Yes. In Australia that is 50k pa.
One thing to consider in the Australian context is that having two income households has but meant that now only two income households are able to buy houses. That is, for 90% of families, there is no longer a choice about whether the partner works if you want to own your own home. If you’re single well you’ve just lost any hope of owning a house for 90% of singles.
One possible solution is that we have two currencies, only one of which can be used to buy houses. If you’re single or the only worker in a couple, you can only receive 1/2 of your wage in housing money. If you’re a couple both working, you can only receive 1/4 of your total income in housing money. You can use housing money to buy anything but you can’t use ordinary money to buy houses or pay mortgages and you can’t use ordinary money to pay rent. This is a variation on ration books but it would stop the rampant house price inflation that is pricing people out of the housing market.
I watch couples who have kids and I honestly don’t know how they cope. My Mum managed to buy a house on an ordinary wage as a single Mum. That would be impossible now.

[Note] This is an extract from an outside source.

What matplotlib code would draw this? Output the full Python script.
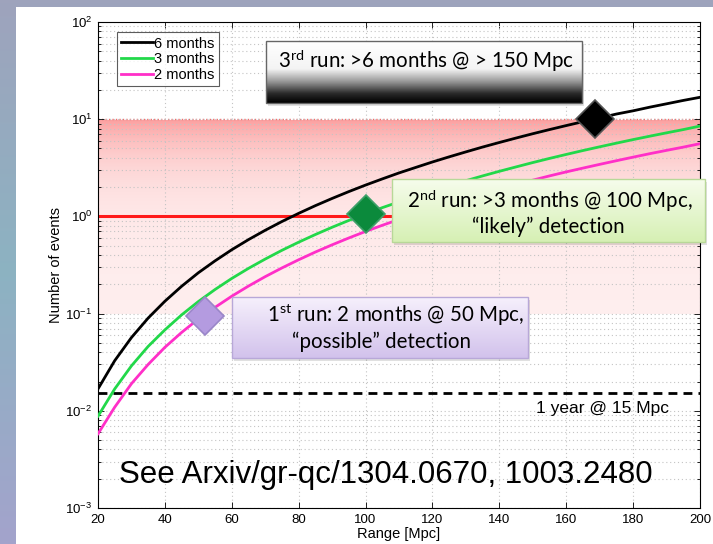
import numpy as np
import matplotlib
matplotlib.use("Agg")
import matplotlib.pyplot as plt
from matplotlib.patches import Rectangle
from matplotlib.ticker import LogLocator, NullFormatter

plt.rcParams['font.family'] = ['Liberation Sans', 'DejaVu Sans']
plt.rcParams['mathtext.fontset'] = 'custom'
plt.rcParams['mathtext.rm'] = 'Liberation Sans'
plt.rcParams['mathtext.it'] = 'Liberation Sans'
plt.rcParams['mathtext.default'] = 'regular'

# ---- data -------------------------------------------------------------
range_mpc = [20, 25, 30, 35, 40, 45, 50, 55, 60, 65, 70, 75, 80, 85, 90, 95,
             100, 105, 110, 115, 120, 125, 130, 135, 140, 145, 150, 155, 160,
             165, 170, 175, 180, 185, 190, 195, 200]
events_6mo = [0.0168, 0.0328, 0.0567, 0.090, 0.134, 0.191, 0.263, 0.349, 0.454,
              0.577, 0.720, 0.886, 1.075, 1.29, 1.53, 1.80, 2.10, 2.43, 2.80,
              3.19, 3.63, 4.10, 4.61, 5.17, 5.76, 6.40, 7.09, 7.82, 8.60, 9.43,
              10.3, 11.3, 12.2, 13.3, 14.4, 15.6, 16.8]
events_3mo = [0.0088, 0.0168, 0.029, 0.046, 0.068, 0.097, 0.133, 0.177, 0.230,
              0.292, 0.364, 0.448, 0.543, 0.651, 0.773, 0.909, 1.06, 1.23, 1.41,
              1.61, 1.83, 2.07, 2.33, 2.61, 2.91, 3.23, 3.58, 3.95, 4.34, 4.76,
              5.20, 5.67, 6.17, 6.69, 7.24, 7.82, 8.50]
events_2mo = [0.0058, 0.0109, 0.019, 0.030, 0.045, 0.064, 0.088, 0.116, 0.151,
              0.192, 0.240, 0.295, 0.358, 0.43, 0.51, 0.60, 0.70, 0.81, 0.93,
              1.06, 1.21, 1.37, 1.54, 1.72, 1.92, 2.13, 2.36, 2.61, 2.87, 3.14,
              3.43, 3.74, 4.07, 4.42, 4.78, 5.16, 5.60]
series_labels = ['6 months', '3 months', '2 months']
series_colors = ['#000000', '#22d84a', '#ff2fc8']

band_low, band_high = 0.1, 10.0          # "likely" region
one_event = 1.0
one_event_range = [20, 115]
one_year_15mpc = 0.0153                  # 1 year @ 15 Mpc

run_ranges = [52, 100, 168.6]            # 1st, 2nd, 3rd run
run_events = [0.095, 1.07, 10.0]
run_colors = ['#b49be0', '#0b8a3c', '#000000']
run_edges = ['#9a86c8', '#3fa06a', '#555555']

W, H = 713, 544
fig = plt.figure(figsize=(W / 100, H / 100), dpi=100)

# ---- slide background ---------------------------------------------------
bg = fig.add_axes([0, 0, 1, 1], zorder=-5)
bg.set_xlim(0, W); bg.set_ylim(H, 0); bg.axis('off')
yy = np.linspace(0, 1, 200)[:, None]
c_top = np.array([0.62, 0.64, 0.74])
c_mid = np.array([0.55, 0.70, 0.76])
c_bot = np.array([0.64, 0.64, 0.80])
t = yy[:, :, None]
grad = np.where(t < 0.5, c_top + (c_mid - c_top) * (t / 0.5),
                c_mid + (c_bot - c_mid) * ((t - 0.5) / 0.5))
grad = np.repeat(grad, 2, axis=1)
bg.imshow(grad, extent=[0, W, H, 0], aspect='auto')
bg.add_patch(Rectangle((16, 7), W - 16, H - 7, facecolor='white', edgecolor='none'))

# ---- main axes ----------------------------------------------------------
x0, x1, ytop, ybot = 98, 700, 22, 508
ax = fig.add_axes([x0 / W, 1 - ybot / H, (x1 - x0) / W, (ybot - ytop) / H])
ax.set_yscale('log')
ax.set_xlim(20, 200); ax.set_ylim(1e-3, 1e2)

# shaded band with a vertical fade (strong at top, light at bottom)
n = 256
fade = np.linspace(0, 1, n)[:, None]          # 0 at bottom, 1 at top
rgba = np.zeros((n, 2, 4))
rgba[..., 0] = 0.97
rgba[..., 1] = 0.05
rgba[..., 2] = 0.05
rgba[..., 3] = 0.07 + 0.33 * fade
ax.imshow(rgba, extent=[20, 200, band_low, band_high], origin='lower',
          aspect='auto', zorder=0.5, interpolation='bilinear')
ax.axhline(band_high, color='#f07070', lw=1.0, ls=(0, (1, 1.5)), zorder=0.6)

ax.set_xticks(range(20, 201, 20))
ax.yaxis.set_major_locator(LogLocator(base=10, numticks=10))
ax.yaxis.set_minor_locator(LogLocator(base=10, subs=np.arange(2, 10), numticks=20))
ax.yaxis.set_minor_formatter(NullFormatter())
ax.grid(True, which='major', color='#c4c4c4', lw=0.8, ls=(0, (1, 2.5)), zorder=0.3)
ax.grid(True, which='minor', axis='y', color='#c4c4c4', lw=0.8, ls=(0, (1, 2.5)), zorder=0.3)
ax.tick_params(which='both', direction='in', top=True, right=True,
               labelsize=9.5, length=4, width=0.6, pad=4)
ax.tick_params(which='minor', length=2)
for s in ax.spines.values():
    s.set_linewidth(0.8)

ax.plot(one_event_range, [one_event, one_event], color='#ff1a1a', lw=2.2, zorder=2)
ax.axhline(one_year_15mpc, color='black', lw=2.0, ls=(0, (3.2, 2.2)), zorder=2)

for ys, lab, col in zip([events_6mo, events_3mo, events_2mo], series_labels, series_colors):
    ax.plot(range_mpc, ys, color=col, lw=2.0, label=lab, zorder=3)

for xr, yr, fc, ec in zip(run_ranges, run_events, run_colors, run_edges):
    ax.plot(xr, yr, marker='D', ms=19, mfc=fc, mec=ec, mew=1.2, zorder=5,
            clip_on=False)

ax.text(190.7, 0.0105, '1 year @ 15 Mpc', ha='right', va='center', fontsize=12.5, zorder=4)
ax.text(106, 0.0022, 'See Arxiv/gr-qc/1304.0670, 1003.2480', ha='center',
        va='center', fontsize=22.5, zorder=4)

ax.set_xlabel('Range [Mpc]', fontsize=10.5, labelpad=1)
ax.set_ylabel('Number of events', fontsize=10.5, labelpad=2)

leg = ax.legend(loc='upper left', bbox_to_anchor=(0.031, 0.979), fontsize=10.5,
                frameon=True, fancybox=False, edgecolor='#333333',
                handlelength=2.2, handletextpad=0.05, labelspacing=0.12,
                borderpad=0.3, borderaxespad=0)
leg.get_frame().set_linewidth(0.8)
leg.set_zorder(6)

# ---- callout boxes (overlay, pixel coordinates) -------------------------
ov = fig.add_axes([0, 0, 1, 1], zorder=10)
ov.set_xlim(0, W); ov.set_ylim(H, 0); ov.axis('off')
ov.patch.set_alpha(0)


def grad_box(l, t, r, b, stops, edge):
    h = 100
    pos = np.linspace(0, 1, h)
    ps = [p for p, _ in stops]
    cols = np.array([c for _, c in stops])
    img = np.stack([np.interp(pos, ps, cols[:, k]) for k in range(3)], axis=-1)
    img = np.repeat(img[:, None, :], 2, axis=1)
    ov.add_patch(Rectangle((l + 2, t + 3), r - l, b - t, facecolor='#000000',
                           alpha=0.12, edgecolor='none', zorder=1))
    ov.imshow(img, extent=[l, r, b, t], aspect='auto', zorder=2, interpolation='bilinear')
    ov.add_patch(Rectangle((l, t), r - l, b - t, facecolor='none',
                           edgecolor=edge, lw=1.0, zorder=3))


def to_rgb(hexs):
    return np.array(matplotlib.colors.to_rgb(hexs))


grad_box(266, 41, 582, 103,
         [(0, to_rgb('#ffffff')), (0.45, to_rgb('#f4f4f4')), (0.65, to_rgb('#9a9a9a')),
          (0.85, to_rgb('#2a2a2a')), (1, to_rgb('#000000'))], '#666666')
grad_box(392, 179, 705, 242,
         [(0, to_rgb('#f6fcec')), (1, to_rgb('#d6f0b4'))], '#b8d898')
grad_box(232, 297, 528, 358,
         [(0, to_rgb('#f6f0fc')), (1, to_rgb('#d2c2ec'))], '#b8a8d8')

box_font = ['Lato', 'DejaVu Sans']
fs = 14.8
ov.text(426, 61, '3$^{rd}$ run: >6 months @ > 150 Mpc', ha='center', va='center',
        fontsize=fs, family=box_font, zorder=4)
ov.text(550, 201, '2$^{nd}$ run: >3 months @ 100 Mpc,', ha='center', va='center',
        fontsize=fs, family=box_font, zorder=4)
ov.text(548, 227, '\u201clikely\u201d detection', ha='center', va='center',
        fontsize=fs, family=box_font, zorder=4)
ov.text(396, 315, '1$^{st}$ run: 2 months @ 50 Mpc,', ha='center', va='center',
        fontsize=fs, family=box_font, zorder=4)
ov.text(381, 342, '\u201cpossible\u201d detection', ha='center', va='center',
        fontsize=fs, family=box_font, zorder=4)

fig.savefig('out.png', dpi=100)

Equally I see a friend who has kids and does the 9-5+ day job with unpaid overtime, the cooking, the dishes, the school lunches, showering the kids, and on the weekends the vacuuming, tidying moping, mowing and washing. He’s exhausted and struggling to make ends meet on a single wage and they are living in his wife’s parent’s extra house.
I’m not surprised that Millennials long for a system in which you can live a good but not spectacular life on one income. That doesn’t mean that men and women shouldn’t have equal opportunities to work and they should also both be able to have a half time job so both can enjoy the kids while they are kids.